Michelle Berkel: Ja, da kommen wir wieder zu unseren Hunden. Viele Leute denken, dass Hütehunde die Herde schützen können. Aber das können sie nicht. Dafür gibt es extra Herdenschutzhunde. Die sollen die Herde schützen und notfalls auch beißen. (Anmerkung der Redaktion: Darum gibt es eine spezielle Ausbildung für Herdenschutzhunde.)

Außerdem gibt es noch Wolfsschutznetze, beziehungsweise besonders hohe Zäune.

Wir haben Gott sei Dank hier in unserer Gegend nur Wölfe gehabt, die weitergezogen sind. Wir haben natürlich unheimlich Angst um unsere Tiere.

Mit Wölfen zusammenleben

Für Menschen sind Wölfe normalerweise keine Gefahr. Doch die Halterinnen und Halter von Nutztieren wie Schafen und Ziegen müssen ihre Herden schützen. Fachleute helfen dabei. Und das Land Hessen hilft mit Geld bei der Anschaffung von Zäunen und Schutzhunden.

ÖkoLeo: Gibt es ein Erlebnis als Schäferin, an das sie sich besonders gern erinnern?

Michelle Berkel: Ein positives Erlebnis sind jedes Jahr wieder die Lammzeiten.
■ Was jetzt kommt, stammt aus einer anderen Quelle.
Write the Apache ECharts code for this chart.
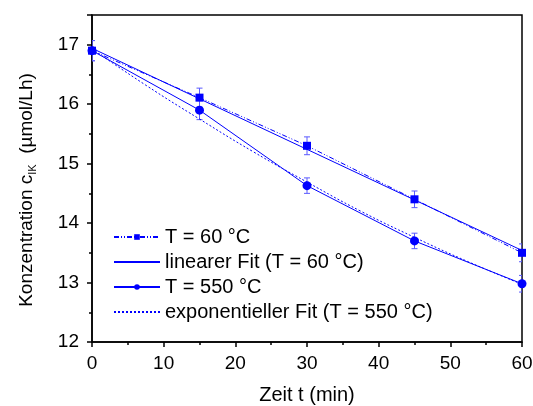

Das ist wie bei der Geburt eines Kindes: Jede Geburt ist anders und einzigartig. Du weißt nicht, was rauskommt. Ist das Junge schwarz oder ist es weiß?

Und natürlich habe ich auch schon das ein oder andere Schäfchen mit der Flasche großgezogen. Da hat man dann eine eigene Verbindung. Die Tiere hören trotz der großen Herde auf ihren Namen. Wenn man sie ruft, kommen sie und lassen sich streicheln. Das ist sehr besonders.